Supplied data
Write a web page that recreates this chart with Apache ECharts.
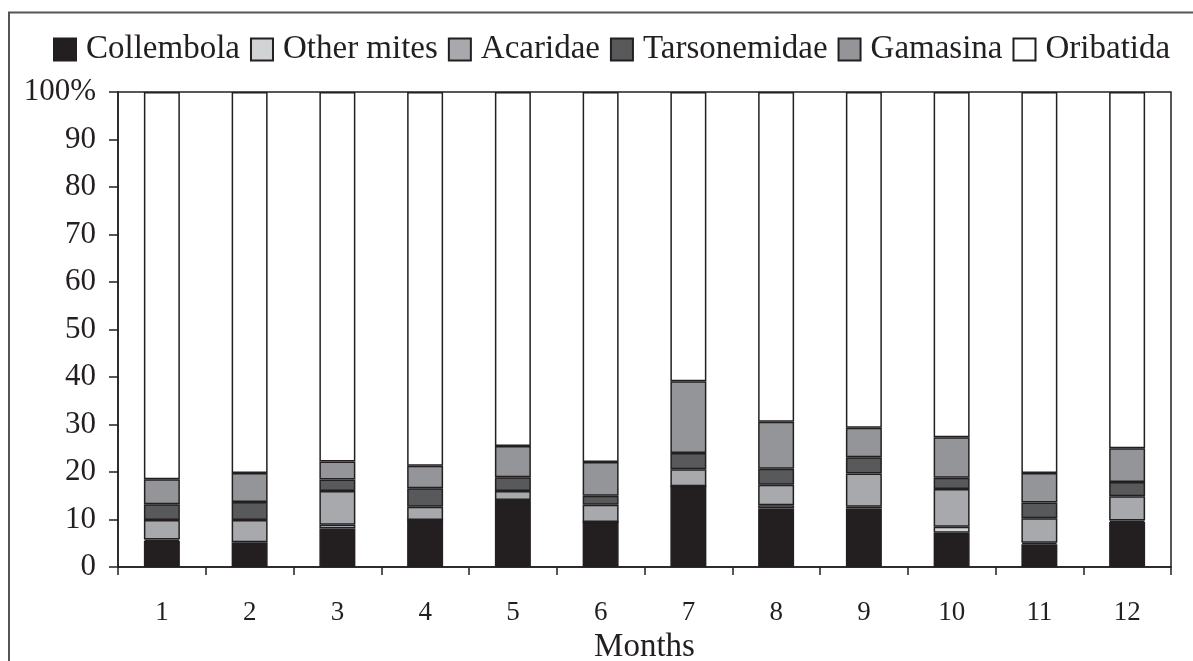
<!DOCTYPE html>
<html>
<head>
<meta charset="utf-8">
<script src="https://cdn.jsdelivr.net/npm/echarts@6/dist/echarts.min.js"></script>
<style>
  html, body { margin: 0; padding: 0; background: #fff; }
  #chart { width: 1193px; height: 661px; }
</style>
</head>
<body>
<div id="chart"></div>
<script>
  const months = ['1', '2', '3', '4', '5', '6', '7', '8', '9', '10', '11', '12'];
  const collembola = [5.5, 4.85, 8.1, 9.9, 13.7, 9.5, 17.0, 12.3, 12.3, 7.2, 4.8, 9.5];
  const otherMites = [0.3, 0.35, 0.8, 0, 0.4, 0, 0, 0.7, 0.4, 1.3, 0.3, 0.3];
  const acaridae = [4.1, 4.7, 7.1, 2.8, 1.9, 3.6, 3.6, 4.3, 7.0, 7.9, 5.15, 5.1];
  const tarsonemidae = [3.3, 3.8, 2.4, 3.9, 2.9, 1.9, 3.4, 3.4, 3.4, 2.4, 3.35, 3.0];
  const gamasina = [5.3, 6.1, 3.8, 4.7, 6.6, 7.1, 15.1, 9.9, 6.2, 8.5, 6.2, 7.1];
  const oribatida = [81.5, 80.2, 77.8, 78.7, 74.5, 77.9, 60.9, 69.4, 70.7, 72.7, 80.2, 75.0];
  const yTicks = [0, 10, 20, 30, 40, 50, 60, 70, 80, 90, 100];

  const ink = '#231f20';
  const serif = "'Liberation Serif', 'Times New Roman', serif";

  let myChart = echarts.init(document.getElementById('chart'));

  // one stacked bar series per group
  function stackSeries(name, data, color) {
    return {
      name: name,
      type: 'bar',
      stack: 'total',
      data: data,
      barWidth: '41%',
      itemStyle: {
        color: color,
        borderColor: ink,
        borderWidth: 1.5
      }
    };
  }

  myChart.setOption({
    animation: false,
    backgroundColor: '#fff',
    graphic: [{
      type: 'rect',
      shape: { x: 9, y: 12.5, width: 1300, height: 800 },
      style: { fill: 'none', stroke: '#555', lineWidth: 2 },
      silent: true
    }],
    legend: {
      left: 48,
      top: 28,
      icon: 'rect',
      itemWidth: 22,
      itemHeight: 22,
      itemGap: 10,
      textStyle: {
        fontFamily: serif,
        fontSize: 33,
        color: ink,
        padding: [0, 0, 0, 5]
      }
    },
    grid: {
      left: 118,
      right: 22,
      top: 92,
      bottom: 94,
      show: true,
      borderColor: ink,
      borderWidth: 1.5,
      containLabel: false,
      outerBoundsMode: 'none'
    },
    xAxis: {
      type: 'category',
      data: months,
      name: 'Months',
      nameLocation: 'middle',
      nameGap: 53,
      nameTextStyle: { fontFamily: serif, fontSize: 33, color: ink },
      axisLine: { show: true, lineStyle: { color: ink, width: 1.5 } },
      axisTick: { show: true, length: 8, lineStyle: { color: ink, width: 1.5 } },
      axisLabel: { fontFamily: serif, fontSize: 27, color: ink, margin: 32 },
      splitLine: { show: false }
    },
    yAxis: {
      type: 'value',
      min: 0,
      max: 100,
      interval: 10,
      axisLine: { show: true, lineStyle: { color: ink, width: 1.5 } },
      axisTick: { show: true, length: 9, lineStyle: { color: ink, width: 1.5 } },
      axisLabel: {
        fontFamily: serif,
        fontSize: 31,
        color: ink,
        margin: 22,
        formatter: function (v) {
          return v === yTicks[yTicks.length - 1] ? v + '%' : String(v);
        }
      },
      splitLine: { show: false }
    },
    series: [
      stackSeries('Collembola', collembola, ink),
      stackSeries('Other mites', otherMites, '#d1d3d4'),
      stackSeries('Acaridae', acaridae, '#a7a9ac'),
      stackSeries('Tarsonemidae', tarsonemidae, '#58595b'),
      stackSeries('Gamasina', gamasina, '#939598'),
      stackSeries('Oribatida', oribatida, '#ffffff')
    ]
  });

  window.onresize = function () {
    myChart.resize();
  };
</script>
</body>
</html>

Requirements
Extract the full listing exactly, with the pictures left out.

Answer
Write a web page that recreates this chart with Apache ECharts.
<!DOCTYPE html>
<html>
<head>
<meta charset="utf-8">
<script src="https://cdn.jsdelivr.net/npm/echarts@6/dist/echarts.min.js"></script>
<style>
  html, body { margin: 0; padding: 0; background: #fff; }
  #chart { width: 1193px; height: 661px; }
</style>
</head>
<body>
<div id="chart"></div>
<script>
  const months = ['1', '2', '3', '4', '5', '6', '7', '8', '9', '10', '11', '12'];
  const collembola = [5.5, 4.85, 8.1, 9.9, 13.7, 9.5, 17.0, 12.3, 12.3, 7.2, 4.8, 9.5];
  const otherMites = [0.3, 0.35, 0.8, 0, 0.4, 0, 0, 0.7, 0.4, 1.3, 0.3, 0.3];
  const acaridae = [4.1, 4.7, 7.1, 2.8, 1.9, 3.6, 3.6, 4.3, 7.0, 7.9, 5.15, 5.1];
  const tarsonemidae = [3.3, 3.8, 2.4, 3.9, 2.9, 1.9, 3.4, 3.4, 3.4, 2.4, 3.35, 3.0];
  const gamasina = [5.3, 6.1, 3.8, 4.7, 6.6, 7.1, 15.1, 9.9, 6.2, 8.5, 6.2, 7.1];
  const oribatida = [81.5, 80.2, 77.8, 78.7, 74.5, 77.9, 60.9, 69.4, 70.7, 72.7, 80.2, 75.0];
  const yTicks = [0, 10, 20, 30, 40, 50, 60, 70, 80, 90, 100];

  const ink = '#231f20';
  const serif = "'Liberation Serif', 'Times New Roman', serif";

  let myChart = echarts.init(document.getElementById('chart'));

  // one stacked bar series per group
  function stackSeries(name, data, color) {
    return {
      name: name,
      type: 'bar',
      stack: 'total',
      data: data,
      barWidth: '41%',
      itemStyle: {
        color: color,
        borderColor: ink,
        borderWidth: 1.5
      }
    };
  }

  myChart.setOption({
    animation: false,
    backgroundColor: '#fff',
    graphic: [{
      type: 'rect',
      shape: { x: 9, y: 12.5, width: 1300, height: 800 },
      style: { fill: 'none', stroke: '#555', lineWidth: 2 },
      silent: true
    }],
    legend: {
      left: 48,
      top: 28,
      icon: 'rect',
      itemWidth: 22,
      itemHeight: 22,
      itemGap: 10,
      textStyle: {
        fontFamily: serif,
        fontSize: 33,
        color: ink,
        padding: [0, 0, 0, 5]
      }
    },
    grid: {
      left: 118,
      right: 22,
      top: 92,
      bottom: 94,
      show: true,
      borderColor: ink,
      borderWidth: 1.5,
      containLabel: false,
      outerBoundsMode: 'none'
    },
    xAxis: {
      type: 'category',
      data: months,
      name: 'Months',
      nameLocation: 'middle',
      nameGap: 53,
      nameTextStyle: { fontFamily: serif, fontSize: 33, color: ink },
      axisLine: { show: true, lineStyle: { color: ink, width: 1.5 } },
      axisTick: { show: true, length: 8, lineStyle: { color: ink, width: 1.5 } },
      axisLabel: { fontFamily: serif, fontSize: 27, color: ink, margin: 32 },
      splitLine: { show: false }
    },
    yAxis: {
      type: 'value',
      min: 0,
      max: 100,
      interval: 10,
      axisLine: { show: true, lineStyle: { color: ink, width: 1.5 } },
      axisTick: { show: true, length: 9, lineStyle: { color: ink, width: 1.5 } },
      axisLabel: {
        fontFamily: serif,
        fontSize: 31,
        color: ink,
        margin: 22,
        formatter: function (v) {
          return v === yTicks[yTicks.length - 1] ? v + '%' : String(v);
        }
      },
      splitLine: { show: false }
    },
    series: [
      stackSeries('Collembola', collembola, ink),
      stackSeries('Other mites', otherMites, '#d1d3d4'),
      stackSeries('Acaridae', acaridae, '#a7a9ac'),
      stackSeries('Tarsonemidae', tarsonemidae, '#58595b'),
      stackSeries('Gamasina', gamasina, '#939598'),
      stackSeries('Oribatida', oribatida, '#ffffff')
    ]
  });

  window.onresize = function () {
    myChart.resize();
  };
</script>
</body>
</html>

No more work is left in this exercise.